Thank You
Note: I’ve been inspired this year by writers of short essays and blog posts - like Roxanne Gay, Glennon Doyle, Jenny Slate, and my friend Arjun Desai - and have been wanting to try the style myself. As a more typically verbose writer, I’d love to know what you think of these short-form musings.
I listened to a Ted Talk podcast recently in which a Sri Lankan monk shared her simple, two-word mantra for nurturing. JayaShri Maathaa walks around the world quietly whispering “thank you” in her mind, and it’s enough to change her entire mood and perspective, even throughout the pandemic’s year of chaos and suffering.

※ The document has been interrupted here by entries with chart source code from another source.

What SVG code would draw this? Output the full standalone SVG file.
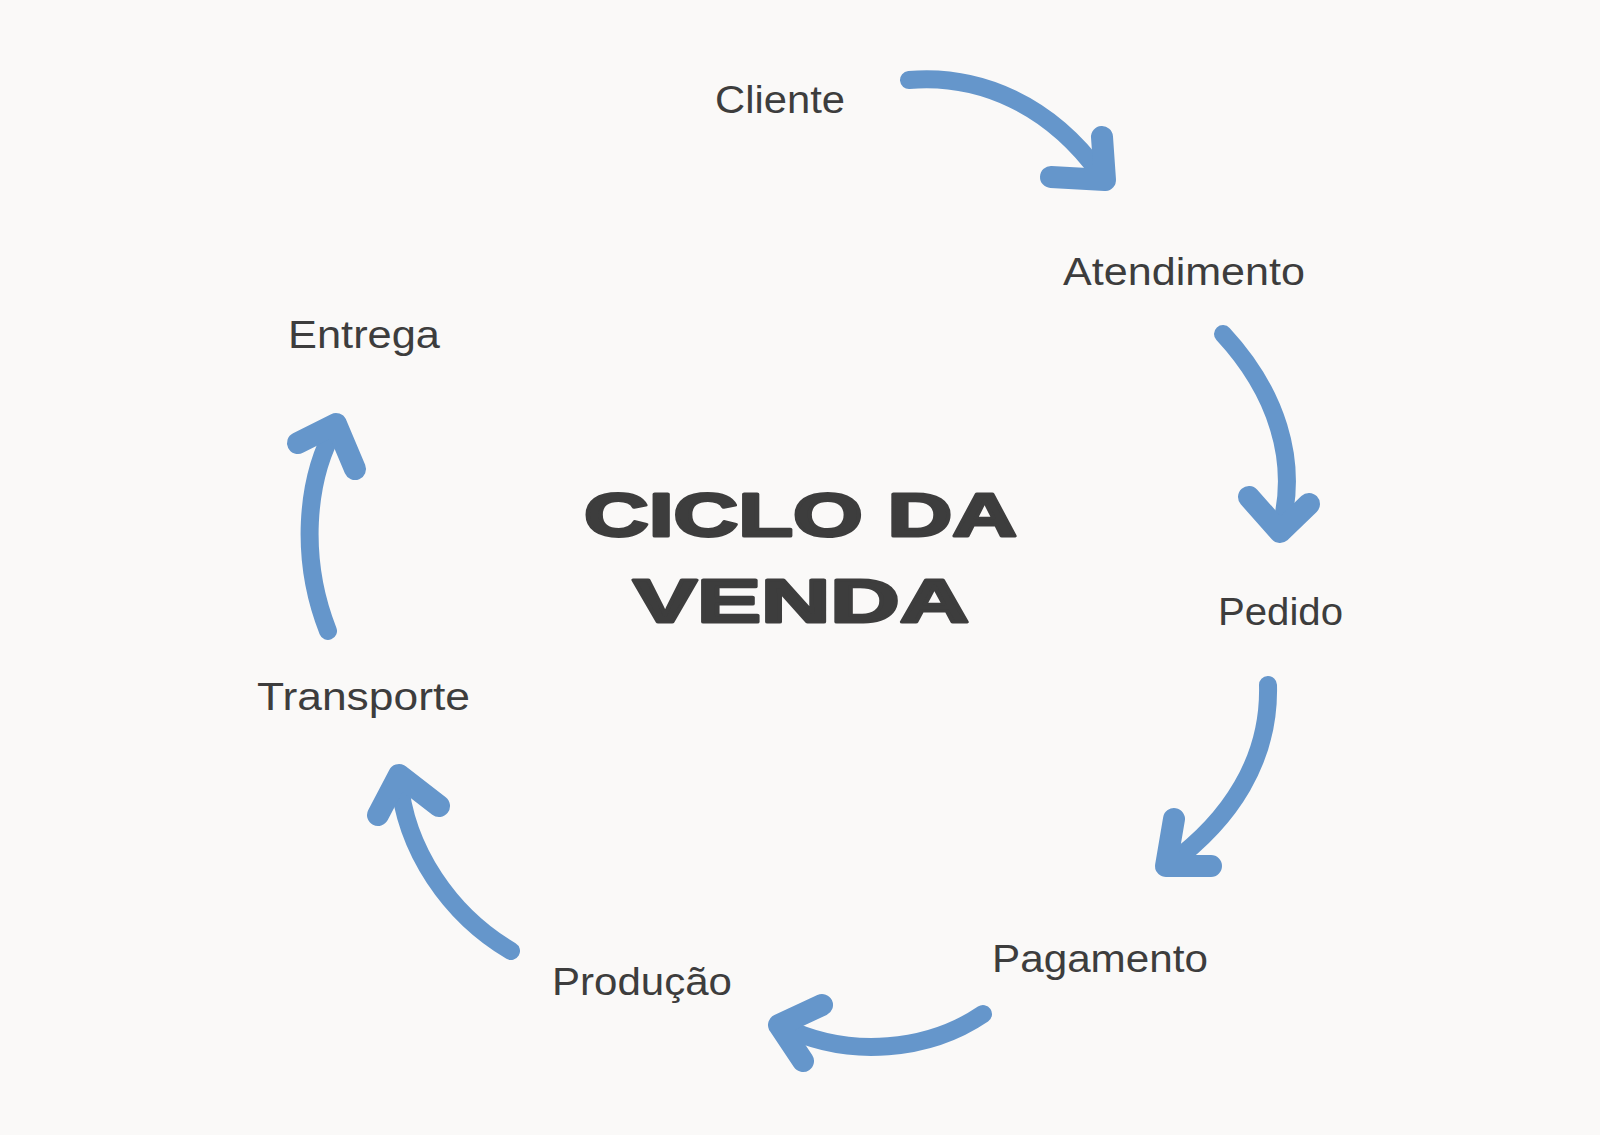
<svg xmlns="http://www.w3.org/2000/svg" width="1600" height="1135" viewBox="0 0 1600 1135">
  <style>
    .lbl { font-family: "Liberation Sans", Arial, sans-serif; font-size: 38px; fill: #3d3d3d; }
    .title { font-family: "Liberation Sans", Arial, sans-serif; font-weight: bold; font-size: 62px; fill: #3d3d3d; stroke: #3d3d3d; stroke-width: 3; stroke-linejoin: round; }
    .shaft { fill: none; stroke: #6596CB; stroke-width: 18; stroke-linecap: round; }
    .head { fill: none; stroke: #6596CB; stroke-width: 22; stroke-linecap: round; stroke-linejoin: round; }
  </style>
  <rect x="0" y="0" width="1600" height="1135" fill="#FAF9F8"/>

  <g id="title">
    <text class="title" x="584" y="536" textLength="433" lengthAdjust="spacingAndGlyphs">CICLO DA</text>
    <text class="title" x="633" y="622" textLength="336" lengthAdjust="spacingAndGlyphs">VENDA</text>
  </g>

  <g id="node-cliente"><text class="lbl" x="715" y="113" textLength="130" lengthAdjust="spacingAndGlyphs">Cliente</text></g>
  <g id="node-atendimento"><text class="lbl" x="1063" y="285" textLength="242" lengthAdjust="spacingAndGlyphs">Atendimento</text></g>
  <g id="node-pedido"><text class="lbl" x="1218" y="625" textLength="125" lengthAdjust="spacingAndGlyphs">Pedido</text></g>
  <g id="node-pagamento"><text class="lbl" x="992" y="972" textLength="216" lengthAdjust="spacingAndGlyphs">Pagamento</text></g>
  <g id="node-producao"><text class="lbl" x="552" y="995" textLength="180" lengthAdjust="spacingAndGlyphs">Produção</text></g>
  <g id="node-transporte"><text class="lbl" x="257" y="710" textLength="213" lengthAdjust="spacingAndGlyphs">Transporte</text></g>
  <g id="node-entrega"><text class="lbl" x="288" y="348" textLength="152" lengthAdjust="spacingAndGlyphs">Entrega</text></g>

  <g id="connectors">
    <path class="shaft" d="M909,80 C980,74 1050,105 1100,174"/>
    <path class="head" d="M1102,137 L1105,180 L1051,177"/>

    <path class="shaft" d="M1223,334 C1275,390 1300,460 1280,530"/>
    <path class="head" d="M1249,497 L1280,532 L1309,504"/>

    <path class="shaft" d="M1268,685 C1270,760 1230,820 1170,864"/>
    <path class="head" d="M1174,819 L1166,866 L1211,866"/>

    <path class="shaft" d="M983,1014 C930,1050 850,1060 782,1026"/>
    <path class="head" d="M822,1005 L779,1025 L803,1061"/>

    <path class="shaft" d="M511,951 C450,915 405,850 399,778"/>
    <path class="head" d="M378,815 L399,775 L439,806"/>

    <path class="shaft" d="M328,631 C300,560 305,480 336,426"/>
    <path class="head" d="M298,443 L336,424 L355,469"/>
  </g>
</svg>
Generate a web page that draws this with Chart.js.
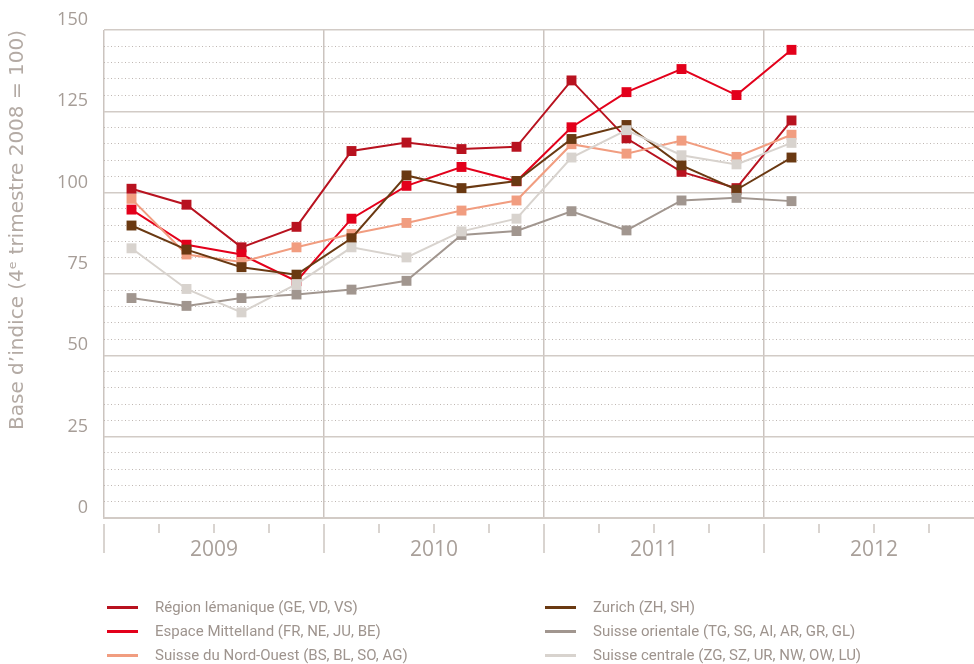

I’ve been trying it for a week, and it’s working for me, too.
I spend 12 minutes walking around my apartment building block - two times in order to get enough time and movement away from my desk - whispering “thank you” to the sunshine. Thank you, to the lush green trees and plants. Thank you, to the air filling my lungs and the legs carrying my body through the world.
I’m hiking with my mom up a rocky mountain ledge to overlook the sea on her visit to my new home. I look back at her making her way up and think, “thank you.” Let me remember this. We stand at the top with linked arms. Thank you.
I’m sitting on my couch with candles lit, steaming mug of tea in front of me, and two dimly lit Kindles glowing in the night. Tyler and I sit side by side, reading. It’s a simple moment, it’s a repetitive moment, but it’s bliss. Thank you, thank you, thank you.
Each two-word acknowledgment brings me a moment of mindfulness and gratitude, a simple awareness and appreciation for what is, today. Despite all of my goals and strivings, despite my hopes for the future without a pandemic, what I have today is perfect, and worthy of thanks.
What small, everyday moments can you acknowledge with a “thank you” to the universe? How might it change your entire perspective on time and our place in it?